The pace of our lives can be dizzying and overwhelming if we do not carefully control our schedules. On any given day, there is always more to do than we can possibly fit in. It’s tempting to cut back on sleep and exercise, and to rely on party appetizers or fast food to fill us up along the way.
While these temporary shortcuts might provide us with a few more minutes in the day, the items we are cutting back are the same items that have been proven to help us feel better: sleep, exercise and proper fuel for our bodies. To survive the holiday season, instead of pushing ourselves to the limit, we would be better off acknowledging that we can be at our best only when our best self is available.
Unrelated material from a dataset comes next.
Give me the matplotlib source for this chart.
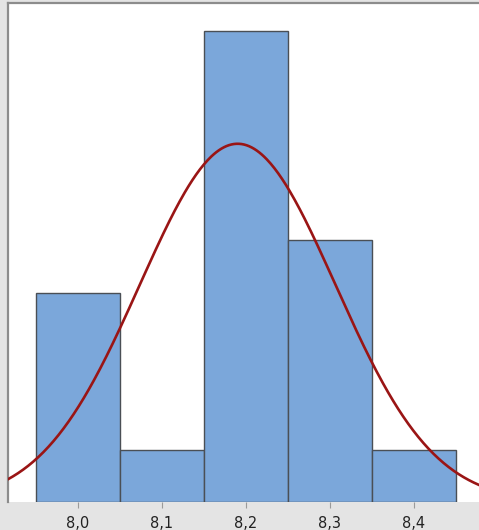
import numpy as np
import matplotlib
matplotlib.use("Agg")
import matplotlib.pyplot as plt
from matplotlib import font_manager

# Histogram data
bin_centers = [8.0, 8.1, 8.2, 8.3, 8.4]
counts = [4, 1, 9, 5, 1]
tick_labels = ["8,0", "8,1", "8,2", "8,3", "8,4"]
bin_width = 0.1

# Fitted normal (mean / st.dev of the sample)
fit_mean = 8.19
fit_sd = 0.1165
n_obs = sum(counts)

BAR_COLOR = "#7BA7DA"
EDGE_COLOR = "#4a4f55"
CURVE_COLOR = "#9a1515"
BG_COLOR = "#e4e4e4"

available = {f.name for f in font_manager.fontManager.ttflist}
label_font = "Liberation Sans Narrow" if "Liberation Sans Narrow" in available else "DejaVu Sans"

fig = plt.figure(figsize=(4.79, 5.30), dpi=100, facecolor=BG_COLOR)
ax = fig.add_axes([8 / 479, 28 / 530, 1 - 8 / 479, 499 / 530])
ax.set_facecolor("white")

ax.bar(bin_centers, counts, width=bin_width, color=BAR_COLOR,
       edgecolor=EDGE_COLOR, linewidth=1.0, zorder=2)

xs = np.linspace(7.90, 8.50, 400)
pdf = np.exp(-0.5 * ((xs - fit_mean) / fit_sd) ** 2) / (fit_sd * np.sqrt(2 * np.pi))
ax.plot(xs, n_obs * bin_width * pdf, color=CURVE_COLOR, linewidth=1.9, zorder=3)

ax.set_xlim(7.9165, 8.4775)
ax.set_ylim(0, 9.54)

ax.set_xticks(bin_centers)
ax.set_xticklabels(tick_labels, fontfamily=label_font, fontsize=10.5, color="#222222")
ax.set_yticks([])
ax.tick_params(axis="x", length=4, width=0.8, color="#9a9a9a", pad=6)

for side in ["right", "bottom"]:
    ax.spines[side].set_visible(False)
for side in ["top", "left"]:
    ax.spines[side].set_color("#8c8c8c")
    ax.spines[side].set_linewidth(1.6)

fig.savefig("out.png", dpi=100, facecolor=BG_COLOR)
To be truly present for someone else, we first have to make sure that we ourselves are on solid ground, and that the light of Christ within us has space to shine and be seen by others.
You might wonder, how is this possible in a world where so many of us feel unsure, unstable or frightened? In this time of great fluidity and change, traditions, routines and rituals can provide us with comfort and the feeling of control. They allow us to remain centered and focused while the outside world is churning.
The routines we value the most tend to be the ones that involve spending time together. These routines allow us to breathe, relax and appreciate those we love — to feel safe, to feel secure and to feel loved. During challenging times, often the best present we can give someone is our presence, our peace — to just be with them.
To be able to give others this gift of our presence, we must first make sure that we have refilled our own well of energy. Meditation, time alone, exercise, good food, sleep and sunlight allow us to build our own reserves so that we can then, in turn, give our best presence to others.
For what remains of this Advent, remember that the season is not just about the event but about the expectation, the waiting, the preparation, the everyday events where you can see God’s grace shine. Slow down and let your presence be your present this season, and throughout the year ahead.